The dynamics of small, heavy, rigid spherical particles in a periodic Stuart vortex flow

Abstract

The equation of motion of small, heavy, rigid spherical particles in a periodic Stuart vortex flow is studied as a four-dimensional nonlinear dynamical system with a parametric space of five dimensions. The five parameters are a scaled Reynolds number, the Stokes number, the fluid-to-particle density ratio, the vorticity distribution in the flow, and a gravitational parameter. Depending on the values of these parameters, heavy particles may either settle or remain indefinitely suspended against gravity. When suspension occurs, suspended particles asymptotically collect along periodic, quasiperiodic, or chaotic open trajectories located above or below the vortices. The nature of these asymptotic paths is investigated using the standard tools of power spectrum and bifurcation diagram (Poincaré sections).

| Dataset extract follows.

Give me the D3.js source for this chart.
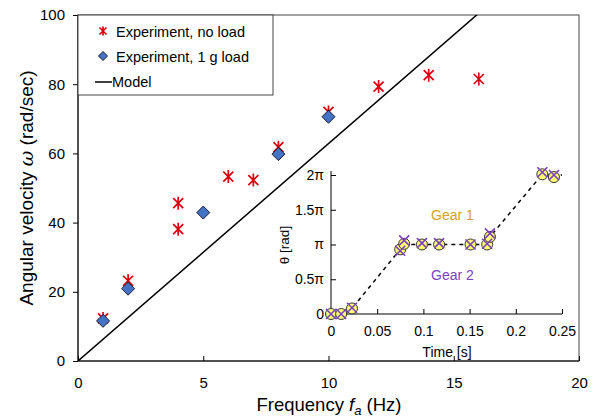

Furthermore, the basins of attraction in the physical and parametric spaces are also computed for both types of suspensions (above and below the vortices). In addition to the two types of upper and lower asymptotic orbits, the dynamical system of this study also exhibits the phenomenon of intermittency, whereby a particle remains suspended alternately above and below the vortices. Apart from open trajectories, closed orbits encircling one or several vortices are also observed in this work.